**Raw data:**
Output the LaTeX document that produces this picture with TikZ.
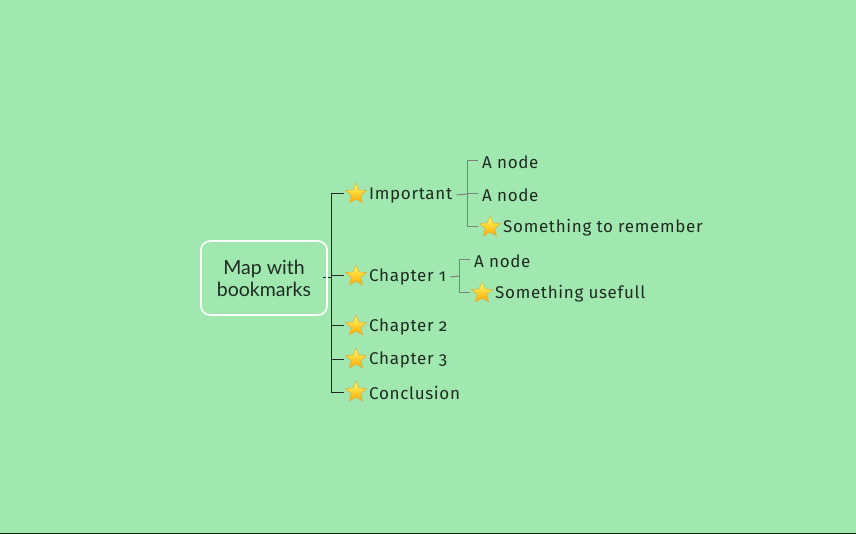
\documentclass[tikz,border=0pt]{standalone}
\usepackage{fontspec}
\setmainfont{Fira Sans}[Numbers=OldStyle, LetterSpace=4]
\newfontfamily\rootfont{Lato}
\usetikzlibrary{shapes.geometric, positioning}
\definecolor{mapbg}{HTML}{A1E8B0}
\definecolor{inkdark}{HTML}{1E2B22}

\begin{document}
\begin{tikzpicture}[
    x=1pt, y=-1pt,
    bookmark/.style={star, star points=5, star point ratio=2.2, minimum size=22pt, inner sep=0pt, draw=yellow!35!brown, line width=0.6pt, top color=yellow!60!white, bottom color=orange!70!yellow},
    topic/.style={anchor=west, inner sep=0pt, text=inkdark, font=\fontsize{17}{19}\selectfont},
    trunk/.style={draw=black!85, line width=1pt},
    branch/.style={draw=black!50, line width=1pt}
]

    % 1. Background
    \fill[mapbg] (0,0) rectangle (856,534);
    \fill[black!85!green] (0,533) rectangle (856,534);
    \useasboundingbox (0,0) rectangle (856,534);

    % 2. Central topic
    \node[draw=white, line width=1.6pt, rounded corners=9pt, minimum width=126pt, minimum height=74pt, align=center, text=inkdark, font=\rootfont\fontsize{19.5}{22}\selectfont] (root) at (264,278) {Map with\\bookmarks};

    % 3. Main topics with bookmarks
    \foreach \name/\y/\txt in {imp/194/Important, ch1/276/Chapter 1, ch2/326/Chapter 2, ch3/359/Chapter 3, concl/392/Conclusion} {
        \node[bookmark] (\name-star) at (356,\y) {};
        \node[topic, right=6pt of \name-star, yshift=-1pt] (\name) {\txt};
    }

    % 4. Trunk from the central topic
    \coordinate (hub) at (331,278);
    \draw[trunk, dashed, dash pattern=on 3pt off 2pt] ([xshift=-5pt]root.east) -- (hub);
    \foreach \name in {imp, ch1, ch2, ch3, concl} {
        \draw[trunk] (hub) |- ([xshift=-5pt]\name-star.west);
    }

    % 5. Subtopics of Important
    \node[topic] (imp-a) at (482,162) {A node};
    \node[topic] (imp-b) at (482,195) {A node};
    \node[bookmark] (imp-c-star) at (490,227) {};
    \node[topic, right=6pt of imp-c-star, yshift=-1pt] (imp-c) {Something to remember};
    \coordinate (imp-hub) at (467,194);
    \draw[branch] ([xshift=4pt]imp.east) -- (imp-hub);
    \draw[branch] (imp-hub) |- ([xshift=-4pt, yshift=1pt]imp-a.west);
    \draw[branch] (imp-hub) -- ([xshift=-4pt]imp-b.west |- imp-hub);
    \draw[branch] (imp-hub) |- ([xshift=-5pt]imp-c-star.west);

    % 6. Subtopics of Chapter 1
    \node[topic] (ch1-a) at (474,261) {A node};
    \node[bookmark] (ch1-b-star) at (482,293) {};
    \node[topic, right=6pt of ch1-b-star, yshift=-1pt] (ch1-b) {Something usefull};
    \coordinate (ch1-hub) at (459,276);
    \draw[branch] ([xshift=4pt]ch1.east) -- (ch1-hub);
    \draw[branch] (ch1-hub) |- ([xshift=-4pt, yshift=1pt]ch1-a.west);
    \draw[branch] (ch1-hub) |- ([xshift=-5pt]ch1-b-star.west);

\end{tikzpicture}
\end{document}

**The task:** Find the word "with" in the data and show each line that holds it.

**Output for this exercise:**
Output the LaTeX document that produces this picture with TikZ.
    \node[draw=white, line width=1.6pt, rounded corners=9pt, minimum width=126pt, minimum height=74pt, align=center, text=inkdark, font=\rootfont\fontsize{19.5}{22}\selectfont] (root) at (264,278) {Map with\\bookmarks};
    % 3. Main topics with bookmarks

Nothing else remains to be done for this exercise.